Tablit était revenu au village après avoir passé une vingtaine d’années à Paris, rue Lépine (coiffeur).
Il était très intelligent et très rusé; il savait parler au Chef de poste auquel il jurait toute fidélité alors qu’il nourrissait les fells la nuit . Son fils, moins futé, avait du mal à cacher son antipathie pour nous.

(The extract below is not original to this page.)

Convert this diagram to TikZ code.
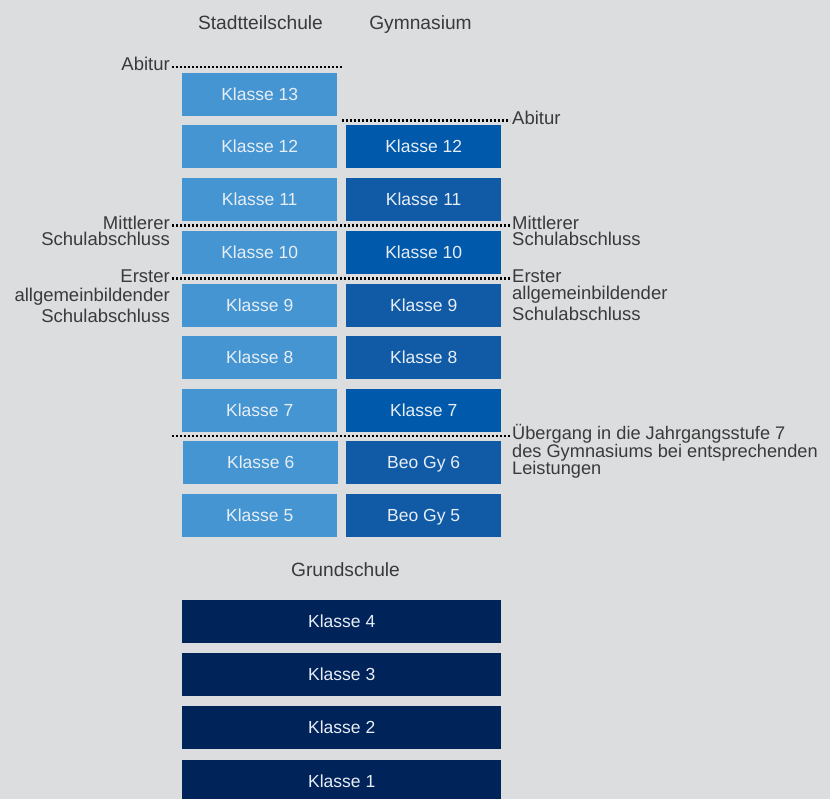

Ouar habitait entre Madkoura et Chéria, dans une plantation d’oliviers, endroit très accidenté. Chaque fois que nous passions devant chez lui, il nous offrait le thé. Ses enfants, des jeunes  de 17 et 19 ans, assuraient la corvée d’eau et étaient très gentils. Mais comme tous les civils, ils rendaient également de nombreux services au F.L.N. (nourriture, guet, renseignements...). Un matin, nous avons appris qu’ils avaient été faits prisonniers par la Légion et exécutés (la Légion étrangère était parfois en ‘opération’ dans le secteur). J’en ai été très choqué: j’ai passé plusieurs nuits sans trouver le sommeil... Aujourd’hui encore, je pense à ce massacre! J’estimais ces deux jeunes !
A partir d’avril 1961, ce sont les gars du poste qui ont assuré la corvée d’eau: (2 mules, 8 bidons et trois troufions): remplir la réserve d’eau de la cour d’une contenance d’environ 1000 litres.